Manganese (Mn) doped III-V dilute ferromagnetic semiconductors (DFSs) are a candidate materials for semiconductor spintronics due to their intrinsic ferromagnetism
mediated by holes. In this thesis, Mn doped III-V dilute ferromagnetic semiconductors (DFSs), including (Ga,Mn)As, (In,Mn)As, (Ga,Mn)P, and (In,Ga,Mn)As have been
successfully prepared by ion implantation and pulsed laser melting. All (In,Ga,Mn)As films are confirmed to be well recrystallized and ferromagnetic while their Curie
temperatures depend on the Ga concentration. (Ga,Mn)As and (Ga,Mn)P have an inplane easy axis, while an out-of-plane easy axis for (In,Mn)As is observed. However,
all of them do not present strong in-plane uniaxial anisotropy between [110] and [110] directions, which always occurs in low temperature molecular beam epitaxy (LT-MBE)

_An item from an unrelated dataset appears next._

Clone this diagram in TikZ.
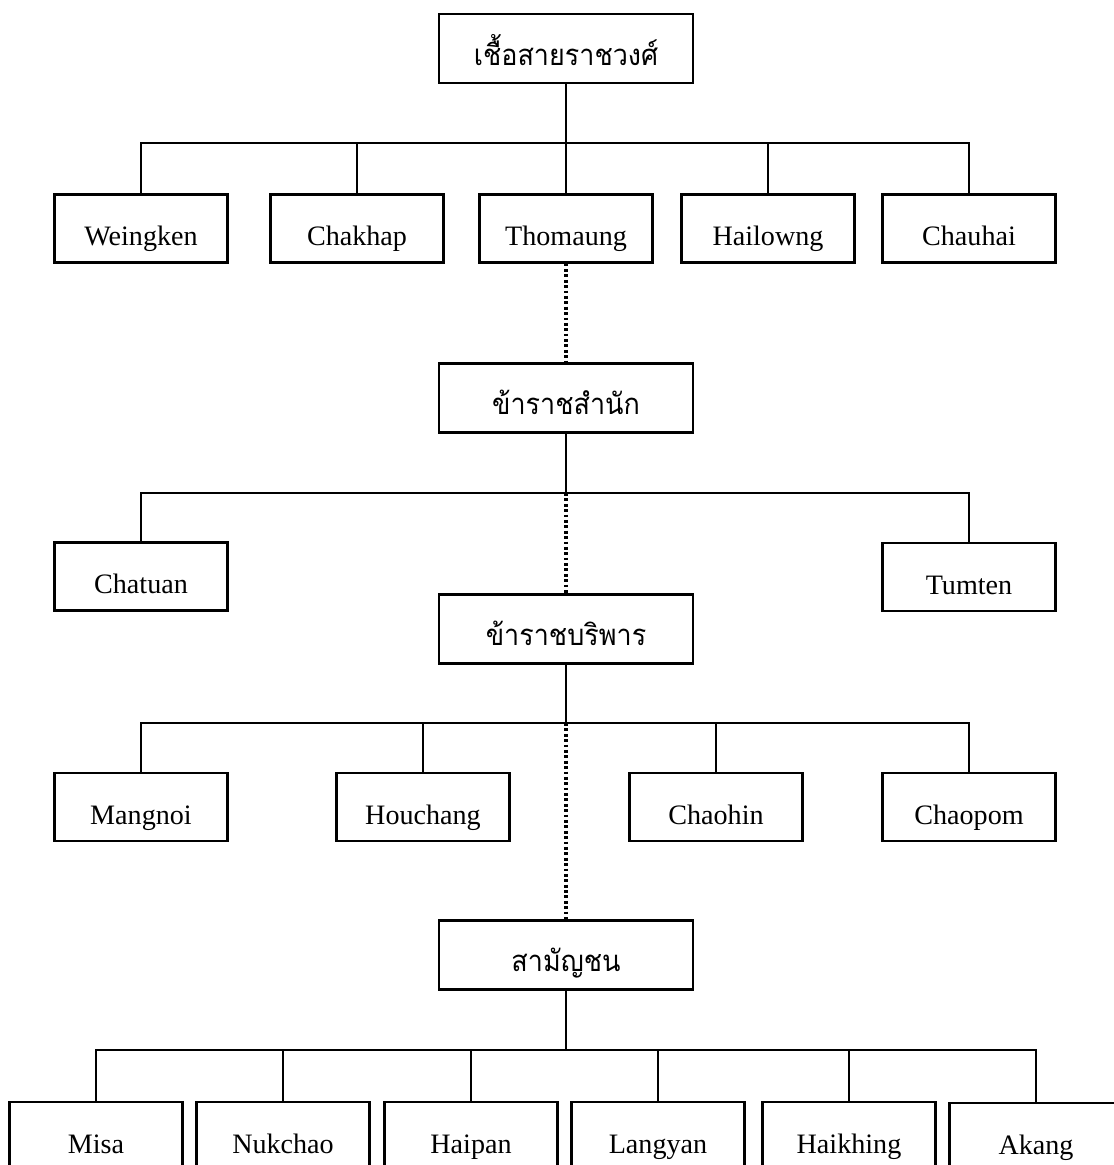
\documentclass[tikz,border=0pt]{standalone}
\usepackage{fontspec}
\setmainfont{Liberation Serif}
\newfontfamily\thaifont[Script=Thai,FakeStretch=0.92]{Loma}
\begin{document}
\begin{tikzpicture}[x=0.03cm,y=-0.03cm,
  namebox/.style={draw, rectangle, line width=1.9pt, minimum width=5.19cm, minimum height=2.04cm, inner sep=0pt, text height=1.02cm, text depth=0pt, font=\fontsize{24}{28}\selectfont},
  rankbox/.style={draw, rectangle, line width=1.9pt, minimum width=7.6cm, minimum height=2.07cm, inner sep=0pt, text height=0.99cm, text depth=0pt, font=\thaifont\fontsize{25}{29}\selectfont},
  link/.style={line width=1.5pt},
  rankdot/.style={line width=2.6pt, dash pattern=on 2.4pt off 2.2pt}]
\clip (0,0) rectangle (1114,1165);
\fill[white] (0,0) rectangle (1114,1165);
% royal line
\node[rankbox] (royal) at (566,48.5) {เชื้อสายราชวงศ์};
\node[namebox] (wei) at (141,228.5) {Weingken};
\node[namebox] (cha) at (357,228.5) {Chakhap};
\node[namebox] (tho) at (566,228.5) {Thomaung};
\node[namebox] (hai) at (768,228.5) {Hailowng};
\node[namebox] (chu) at (969,228.5) {Chauhai};
\coordinate (bus1) at (566,143);
\draw[link] (royal) -- (bus1);
\draw[link] (wei.north) |- (bus1) -| (chu.north);
\draw[link] (bus1 -| cha.north) -- (cha.north);
\draw[link] (bus1) -- (tho.north);
\draw[link] (bus1 -| hai.north) -- (hai.north);
% court
\node[rankbox] (court) at (566,398) {ข้าราชสำนัก};
\draw[rankdot] (tho.south) -- (court.north);
\node[namebox] (chat) at (141,576.5) {Chatuan};
\node[namebox] (tum) at (969,577) {Tumten};
\coordinate (bus2) at (566,493);
\draw[link] (court) -- (bus2);
\draw[link] (chat.north) |- (bus2) -| (tum.north);
% retainers
\node[rankbox] (serv) at (566,629) {ข้าราชบริพาร};
\draw[rankdot] (bus2) -- (serv.north);
\node[namebox] (man) at (141,807) {Mangnoi};
\node[namebox] (hou) at (423,807) {Houchang};
\node[namebox] (chh) at (716,807) {Chaohin};
\node[namebox] (chp) at (969,807) {Chaopom};
\coordinate (bus3) at (566,723);
\draw[link] (serv) -- (bus3);
\draw[link] (man.north) |- (bus3) -| (chp.north);
\draw[link] (bus3 -| hou.north) -- (hou.north);
\draw[link] (bus3 -| chh.north) -- (chh.north);
% commoners
\node[rankbox] (comm) at (566,955) {สามัญชน};
\draw[rankdot] (bus3) -- (comm.north);
\node[namebox] (mis) at (96,1136) {Misa};
\node[namebox] (nuk) at (283,1136) {Nukchao};
\node[namebox] (hpn) at (471,1136) {Haipan};
\node[namebox] (lan) at (658,1136) {Langyan};
\node[namebox] (hkh) at (849,1136) {Haikhing};
\node[namebox] (aka) at (1036,1137) {Akang};
\coordinate (bus4) at (566,1050);
\draw[link] (comm) -- (bus4);
\draw[link] (mis.north) |- (bus4) -| (aka.north);
\draw[link] (bus4 -| nuk.north) -- (nuk.north);
\draw[link] (bus4 -| hpn.north) -- (hpn.north);
\draw[link] (bus4 -| lan.north) -- (lan.north);
\draw[link] (bus4 -| hkh.north) -- (hkh.north);
\end{tikzpicture}
\end{document}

grown (Ga,Mn)As samples. The reason is ascribed to the fact that the ultra-fastrecrystallization induced by pulsed laser melting weakens the formation of Mn-Mn
dimers along the [100] direction which occurs in LT-MBE grown (Ga,Mn)As. Then selected samples were co-doped with Zn or irradiated with He ions. The Zn
co-doping leads to the increase of conductivity of (Ga,Mn)P, however both the Curie temperature and magnetization decrease, which is probably due to the suppression of
active Mn substitution by Zn co-doping. By using Rutherford Backscattering Spectroscopy and Particle-Induced X-ray Emission, the substitutional Mn atoms in
(Ga,Mn)As are observed to shift to interstitial sites, while more Zn atoms occupy Ga sites. This is consistent with first-principles calculations, showing that the formation
energy of substitutional Zn and interstitial Mn is 0.7 eV lower than that of interstitial Zn and substitutional Mn. For ion irradiated (Ga,Mn)As, (In,Mn)As and (Ga,Mn)P,
both Curie temperature and magnetization decrease due to the hole compensation. However, the compensation effect is the strongest in (In,Mn)As and the least in
(Ga,Mn)P. This is due to the different energy level of the produced defect relative to the band edges in different semiconductors. The results in the thesis point to an important issue: the difference in the band alignment and the hole binding energy of Mn dopants in different III-Mn-V dilute ferromagnetic semiconductors have strong influence on their magnetic properties and should be taken into account in the material design.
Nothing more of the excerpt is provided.